The senior student stopped me and shook his head. "One finger. Doing it with the whole hand is too easy."

I chose this moment to (respectfully) inform him that he had to be f*cking kidding.

Then he said something that I didn't quite understand the meaning of until last night: "if you don't hit it hard enough to break it, you're going to hurt yourself. If you don't know with every fiber of your being that that spoon is going to break, it won't, and all you'll have to show for it is a bruised finger."

So, I hit the spoon with the index finger of my right hand, I hear a loud snap and in my left hand, I'm suddenly holding a much shorter, significantly less useful spoon.

So, the next day, I'm looking at the ex spoon sitting on my desk, and asking myself how, exactly, I did all this stuff.

My first thought: it's a fluke, obviously. I got lucky.

So, I gather together a few beer bottles, I go to Chinatown and buy myself a few spoons (I didn't have the heart to tell the guy running the store what was going to happen to these spoons as he very carefully wrapped them in newspaper so that they wouldn't break) and some chopsticks, and I set about reproducing each event.

Two chopsticks, two beer bottles, and a soup spoon later, I'm about to stretch the number of broken soup spoons from two to three.

And I pulled back just a fraction.
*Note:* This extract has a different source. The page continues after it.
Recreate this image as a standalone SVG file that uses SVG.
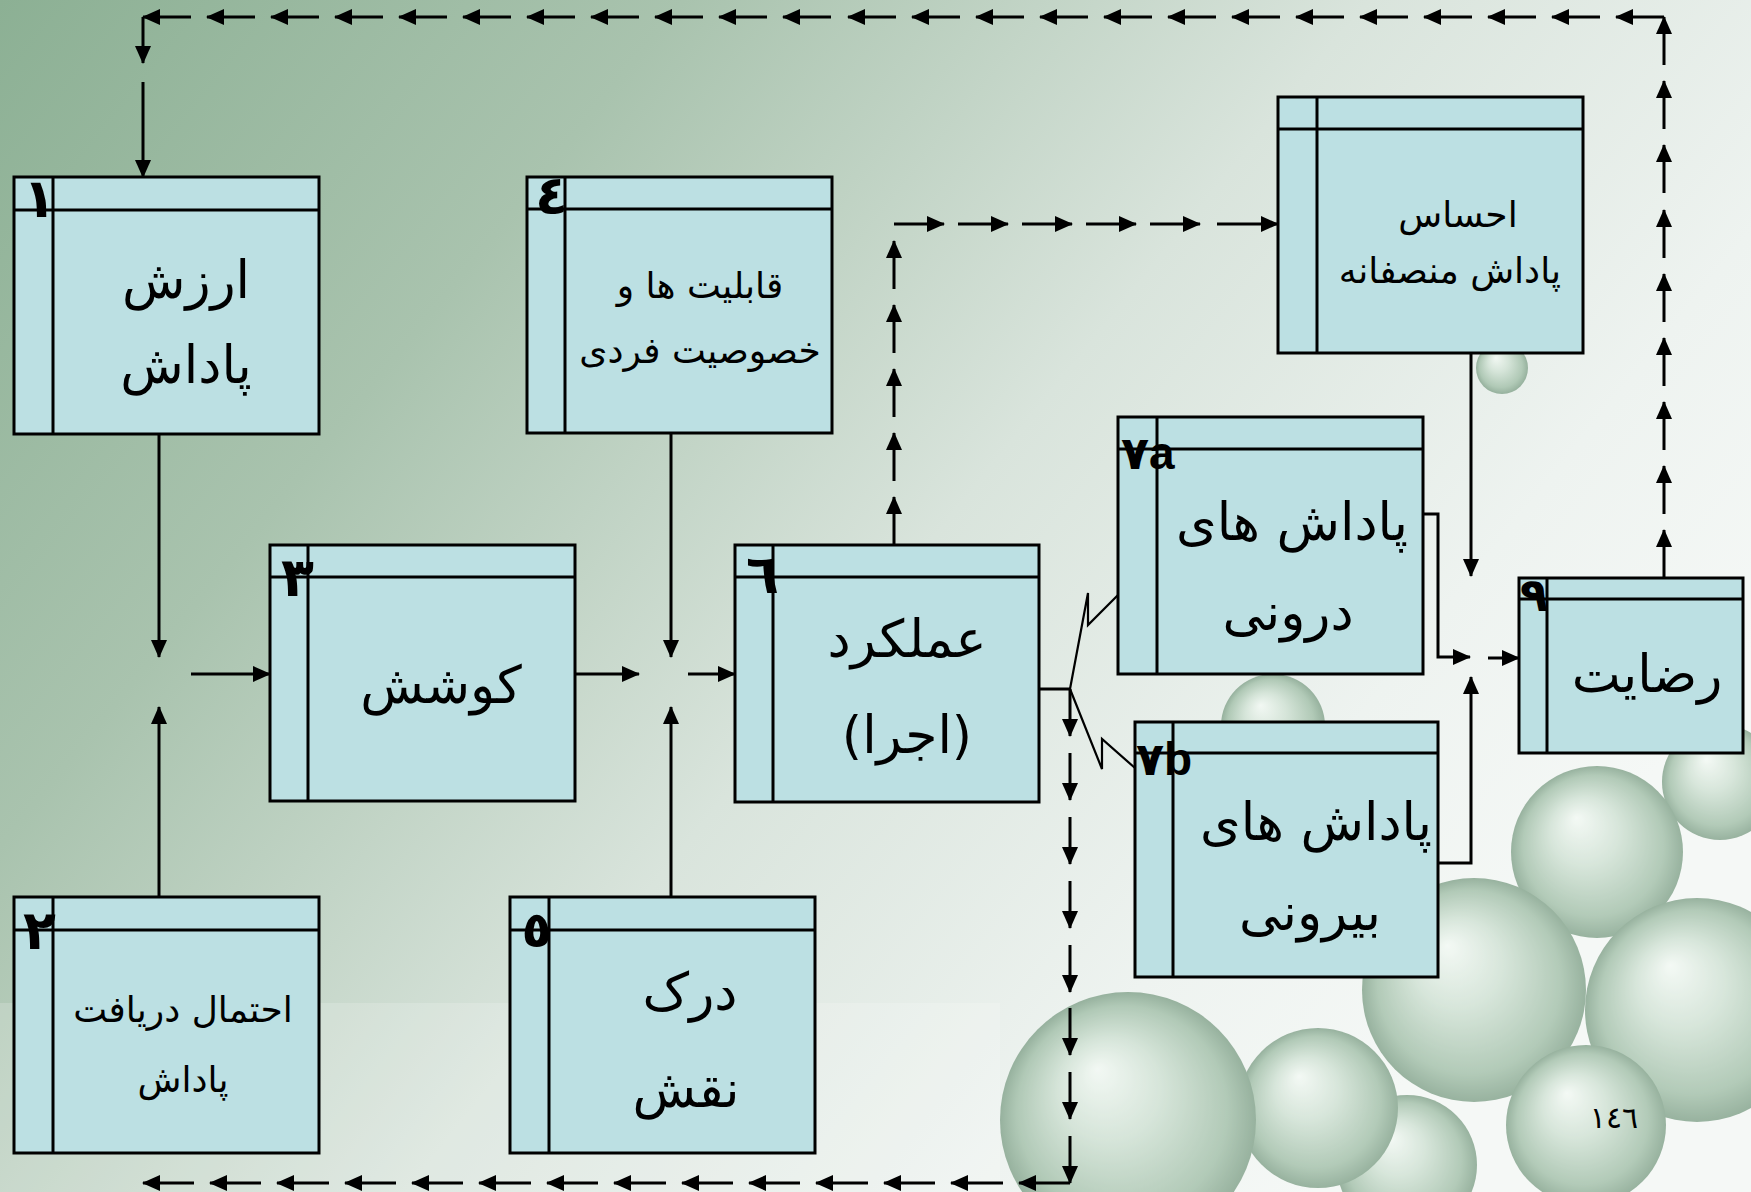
<svg xmlns="http://www.w3.org/2000/svg" width="1751" height="1192" viewBox="0 0 1751 1192">
  <defs>
    <linearGradient id="bg" x1="0" y1="0" x2="1" y2="0.55">
      <stop offset="0" stop-color="#8cb094"/>
      <stop offset="0.3" stop-color="#a9c3ae"/>
      <stop offset="0.6" stop-color="#d9e4dc"/>
      <stop offset="0.85" stop-color="#eef3f0"/>
      <stop offset="1" stop-color="#f5f8f6"/>
    </linearGradient>
    <radialGradient id="bub" cx="0.5" cy="0.5" r="0.5" fx="0.38" fy="0.3">
      <stop offset="0" stop-color="#f4faf5"/>
      <stop offset="0.4" stop-color="#cfe1d3"/>
      <stop offset="0.82" stop-color="#a0bea7"/>
      <stop offset="1" stop-color="#7e9f87"/>
    </radialGradient>
    <marker id="ah" viewBox="0 0 18 16" refX="17" refY="8" markerWidth="18" markerHeight="16" markerUnits="userSpaceOnUse" orient="auto">
      <path d="M0,0 L18,8 L0,16 z" fill="#000"/>
    </marker>
    <style>
      .box { fill: #bce0e3; stroke: #000; stroke-width: 3; }
      .div { stroke: #000; stroke-width: 3; }
      .c { fill: none; stroke: #000; stroke-width: 3; }
      .a { fill: none; stroke: #000; stroke-width: 3; marker-end: url(#ah); }
      .z { fill: none; stroke: #000; stroke-width: 2.2; }
      .t { font-family: "DejaVu Sans", sans-serif; fill: #000; text-anchor: middle; direction: rtl; unicode-bidi: embed; }
      .n { font-family: "DejaVu Sans", sans-serif; font-weight: bold; fill: #000; text-anchor: end; }
      .nl { font-family: "Liberation Sans", "DejaVu Sans", sans-serif; font-weight: bold; fill: #000; font-size: 46px; }
      .b { fill: url(#bub); }
    </style>
  </defs>

  <!-- backdrop -->
  <rect x="0" y="0" width="1751" height="1192" fill="url(#bg)"/>
  <rect x="0" y="1003" width="1000" height="189" fill="#ffffff" opacity="0.18"/>

  <!-- bubble cluster, back to front -->
  <g id="bubbles" opacity="0.78">
    <circle class="b" cx="1502" cy="368" r="26"/>
    <circle class="b" cx="1273" cy="726" r="52"/>
    <circle class="b" cx="1720" cy="782" r="58"/>
    <circle class="b" cx="1597" cy="852" r="86"/>
    <circle class="b" cx="1697" cy="1010" r="112"/>
    <circle class="b" cx="1474" cy="990" r="112"/>
    <circle class="b" cx="1407" cy="1165" r="70"/>
    <circle class="b" cx="1586" cy="1125" r="80"/>
    <circle class="b" cx="1318" cy="1108" r="80"/>
    <circle class="b" cx="1128" cy="1120" r="128"/>
  </g>

  <!-- connectors -->
  <g id="connectors">
    <!-- feedback along the top: from satisfaction back to reward value -->
    <line class="a" x1="1664" y1="578" x2="1664" y2="530"/>
    <line class="a" x1="1664" y1="514" x2="1664" y2="466"/>
    <line class="a" x1="1664" y1="450" x2="1664" y2="402"/>
    <line class="a" x1="1664" y1="386" x2="1664" y2="338"/>
    <line class="a" x1="1664" y1="322" x2="1664" y2="274"/>
    <line class="a" x1="1664" y1="258" x2="1664" y2="210"/>
    <line class="a" x1="1664" y1="193" x2="1664" y2="145"/>
    <line class="a" x1="1664" y1="129" x2="1664" y2="81"/>
    <line class="a" x1="1664" y1="65" x2="1664" y2="17"/>

    <line class="a" x1="1664" y1="17" x2="1616" y2="17"/>
    <line class="a" x1="1600" y1="17" x2="1552" y2="17"/>
    <line class="a" x1="1536" y1="17" x2="1488" y2="17"/>
    <line class="a" x1="1472" y1="17" x2="1424" y2="17"/>
    <line class="a" x1="1408" y1="17" x2="1360" y2="17"/>
    <line class="a" x1="1344" y1="17" x2="1296" y2="17"/>
    <line class="a" x1="1280" y1="17" x2="1232" y2="17"/>
    <line class="a" x1="1216" y1="17" x2="1168" y2="17"/>
    <line class="a" x1="1152" y1="17" x2="1104" y2="17"/>
    <line class="a" x1="1088" y1="17" x2="1040" y2="17"/>
    <line class="a" x1="1024" y1="17" x2="976" y2="17"/>
    <line class="a" x1="960" y1="17" x2="912" y2="17"/>
    <line class="a" x1="896" y1="17" x2="848" y2="17"/>
    <line class="a" x1="831" y1="17" x2="783" y2="17"/>
    <line class="a" x1="767" y1="17" x2="719" y2="17"/>
    <line class="a" x1="703" y1="17" x2="655" y2="17"/>
    <line class="a" x1="639" y1="17" x2="591" y2="17"/>
    <line class="a" x1="575" y1="17" x2="527" y2="17"/>
    <line class="a" x1="511" y1="17" x2="463" y2="17"/>
    <line class="a" x1="447" y1="17" x2="399" y2="17"/>
    <line class="a" x1="383" y1="17" x2="335" y2="17"/>
    <line class="a" x1="319" y1="17" x2="271" y2="17"/>
    <line class="a" x1="255" y1="17" x2="207" y2="17"/>
    <line class="a" x1="191" y1="17" x2="143" y2="17"/>

    <line class="a" x1="143" y1="17" x2="143" y2="63"/>
    <line class="a" x1="143" y1="82" x2="143" y2="177"/>

    <!-- inputs to effort -->
    <line class="a" x1="159" y1="434" x2="159" y2="657"/>
    <line class="a" x1="159" y1="897" x2="159" y2="707"/>
    <line class="a" x1="191" y1="674" x2="270" y2="674"/>

    <!-- inputs to performance -->
    <line class="a" x1="575" y1="674" x2="639" y2="674"/>
    <line class="a" x1="671" y1="433" x2="671" y2="657"/>
    <line class="a" x1="671" y1="897" x2="671" y2="707"/>
    <line class="a" x1="688" y1="674" x2="735" y2="674"/>

    <!-- performance to perceived fairness -->
    <line class="a" x1="894" y1="545" x2="894" y2="497"/>
    <line class="a" x1="894" y1="481" x2="894" y2="433"/>
    <line class="a" x1="894" y1="417" x2="894" y2="369"/>
    <line class="a" x1="894" y1="353" x2="894" y2="305"/>
    <line class="a" x1="894" y1="289" x2="894" y2="241"/>
    <line class="a" x1="894" y1="224" x2="944" y2="224"/>
    <line class="a" x1="958" y1="224" x2="1008" y2="224"/>
    <line class="a" x1="1022" y1="224" x2="1072" y2="224"/>
    <line class="a" x1="1086" y1="224" x2="1136" y2="224"/>
    <line class="a" x1="1150" y1="224" x2="1200" y2="224"/>
    <line class="a" x1="1217" y1="224" x2="1278" y2="224"/>

    <!-- performance to rewards (zigzag links) -->
    <line class="c" x1="1039" y1="689" x2="1071" y2="689"/>
    <polyline class="z" points="1070,689 1088,593 1088,625 1119,594"/>
    <polyline class="z" points="1070,689 1102,769 1102,739 1135,768"/>

    <!-- feedback along the bottom: performance back to reward probability -->
    <line class="a" x1="1070" y1="689" x2="1070" y2="736"/>
    <line class="a" x1="1070" y1="753" x2="1070" y2="800"/>
    <line class="a" x1="1070" y1="817" x2="1070" y2="864"/>
    <line class="a" x1="1070" y1="881" x2="1070" y2="928"/>
    <line class="a" x1="1070" y1="945" x2="1070" y2="992"/>
    <line class="a" x1="1070" y1="1008" x2="1070" y2="1055"/>
    <line class="a" x1="1070" y1="1072" x2="1070" y2="1119"/>
    <line class="a" x1="1070" y1="1136" x2="1070" y2="1183"/>

    <line class="a" x1="1070" y1="1183" x2="1019" y2="1183"/>
    <line class="a" x1="1003" y1="1183" x2="951" y2="1183"/>
    <line class="a" x1="935" y1="1183" x2="884" y2="1183"/>
    <line class="a" x1="868" y1="1183" x2="816" y2="1183"/>
    <line class="a" x1="800" y1="1183" x2="749" y2="1183"/>
    <line class="a" x1="733" y1="1183" x2="682" y2="1183"/>
    <line class="a" x1="666" y1="1183" x2="614" y2="1183"/>
    <line class="a" x1="598" y1="1183" x2="547" y2="1183"/>
    <line class="a" x1="531" y1="1183" x2="479" y2="1183"/>
    <line class="a" x1="463" y1="1183" x2="412" y2="1183"/>
    <line class="a" x1="396" y1="1183" x2="345" y2="1183"/>
    <line class="a" x1="329" y1="1183" x2="277" y2="1183"/>
    <line class="a" x1="261" y1="1183" x2="210" y2="1183"/>
    <line class="a" x1="194" y1="1183" x2="143" y2="1183"/>

    <!-- rewards and fairness into satisfaction -->
    <line class="a" x1="1471" y1="353" x2="1471" y2="576"/>
    <polyline class="a" points="1423,514 1438,514 1438,657 1470,657"/>
    <polyline class="a" points="1438,863 1471,863 1471,677"/>
    <line class="a" x1="1488" y1="658" x2="1519" y2="658"/>
  </g>

  <!-- 1: reward value -->
  <g id="node1">
    <rect class="box" x="14" y="177" width="305" height="257"/>
    <line class="div" x1="14" y1="210" x2="319" y2="210"/>
    <line class="div" x1="53" y1="177" x2="53" y2="434"/>
    <text class="n" x="56" y="217" font-size="54">١</text>
    <text class="t" x="186" y="298" font-size="52">ارزش</text>
    <text class="t" x="186" y="383" font-size="52">پاداش</text>
  </g>

  <!-- 2: probability of receiving reward -->
  <g id="node2">
    <rect class="box" x="14" y="897" width="305" height="256"/>
    <line class="div" x1="14" y1="930" x2="319" y2="930"/>
    <line class="div" x1="53" y1="897" x2="53" y2="1153"/>
    <text class="n" x="56" y="949" font-size="54">٢</text>
    <text class="t" x="183" y="1022" font-size="36">احتمال دریافت</text>
    <text class="t" x="183" y="1092" font-size="36">پاداش</text>
  </g>

  <!-- 3: effort -->
  <g id="node3">
    <rect class="box" x="270" y="545" width="305" height="256"/>
    <line class="div" x1="270" y1="577" x2="575" y2="577"/>
    <line class="div" x1="308" y1="545" x2="308" y2="801"/>
    <text class="n" x="314" y="596" font-size="54">٣</text>
    <text class="t" x="441" y="703" font-size="52">کوشش</text>
  </g>

  <!-- 4: abilities and traits -->
  <g id="node4">
    <rect class="box" x="527" y="177" width="305" height="256"/>
    <line class="div" x1="527" y1="209" x2="832" y2="209"/>
    <line class="div" x1="565" y1="177" x2="565" y2="433"/>
    <text class="n" x="568" y="214" font-size="54">٤</text>
    <text class="t" x="700" y="298" font-size="36">قابلیت ها و</text>
    <text class="t" x="700" y="363" font-size="36">خصوصیت فردی</text>
  </g>

  <!-- 5: role perception -->
  <g id="node5">
    <rect class="box" x="510" y="897" width="305" height="256"/>
    <line class="div" x1="510" y1="930" x2="815" y2="930"/>
    <line class="div" x1="549" y1="897" x2="549" y2="1153"/>
    <text class="n" x="552" y="947" font-size="50">٥</text>
    <text class="t" x="690" y="1010" font-size="52">درک</text>
    <text class="t" x="686" y="1107" font-size="52">نقش</text>
  </g>

  <!-- 6: performance -->
  <g id="node6">
    <rect class="box" x="735" y="545" width="304" height="257"/>
    <line class="div" x1="735" y1="577" x2="1039" y2="577"/>
    <line class="div" x1="773" y1="545" x2="773" y2="802"/>
    <text class="n" x="779" y="593" font-size="54">٦</text>
    <text class="t" x="907" y="657" font-size="52">عملکرد</text>
    <text class="t" x="907" y="753" font-size="52">(اجرا)</text>
  </g>

  <!-- 7a: intrinsic rewards -->
  <g id="node7a">
    <rect class="box" x="1118" y="417" width="305" height="257"/>
    <line class="div" x1="1118" y1="449" x2="1423" y2="449"/>
    <line class="div" x1="1157" y1="417" x2="1157" y2="674"/>
    <text class="nl" x="1121" y="469">٧a</text>
    <text class="t" x="1292" y="540" font-size="52">پاداش های</text>
    <text class="t" x="1288" y="630" font-size="52">درونی</text>
  </g>

  <!-- 7b: extrinsic rewards -->
  <g id="node7b">
    <rect class="box" x="1135" y="722" width="303" height="255"/>
    <line class="div" x1="1135" y1="753" x2="1438" y2="753"/>
    <line class="div" x1="1173" y1="722" x2="1173" y2="977"/>
    <text class="nl" x="1136" y="775">٧b</text>
    <text class="t" x="1316" y="840" font-size="52">پاداش های</text>
    <text class="t" x="1310" y="930" font-size="52">بیرونی</text>
  </g>

  <!-- 8: perceived equitable rewards -->
  <g id="node8">
    <rect class="box" x="1278" y="97" width="305" height="256"/>
    <line class="div" x1="1278" y1="129" x2="1583" y2="129"/>
    <line class="div" x1="1317" y1="97" x2="1317" y2="353"/>
    <text class="t" x="1458" y="227" font-size="36">احساس</text>
    <text class="t" x="1450" y="283" font-size="36">پاداش منصفانه</text>
  </g>

  <!-- 9: satisfaction -->
  <g id="node9">
    <rect class="box" x="1519" y="578" width="224" height="175"/>
    <line class="div" x1="1519" y1="599" x2="1743" y2="599"/>
    <line class="div" x1="1547" y1="578" x2="1547" y2="753"/>
    <text class="n" x="1548" y="611" font-size="46">٩</text>
    <text class="t" x="1647" y="692" font-size="52">رضایت</text>
  </g>

  <!-- page number -->
  <text x="1614" y="1128" font-family="DejaVu Sans, sans-serif" font-size="30" text-anchor="middle" fill="#000">١٤٦</text>
</svg>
On a break I'd done twice before, I hesitated just a tiny bit.

And it hurt like a sonuvabitch.

Suffice it to say that the spoon, rather arrogantly, refused to break.

The point, which I admit that I was rather verbose getting to, is that the bruise now adorning my right index finger is not the result of the two spoons which I hit hard enough to break, it's the result of the one spoon I hit too softly. The one spoon I didn't put everything I had into hurt me more than the two I hit as hard as I could.

Now, I think there's a life lesson here. Not just about the breaking of ceramic spoons (which, while that would also be a life lesson, I think is probably one of the most useless life lessons in the history of mankind), but about life in general.

Approach life with everything that you've got, or what's the point?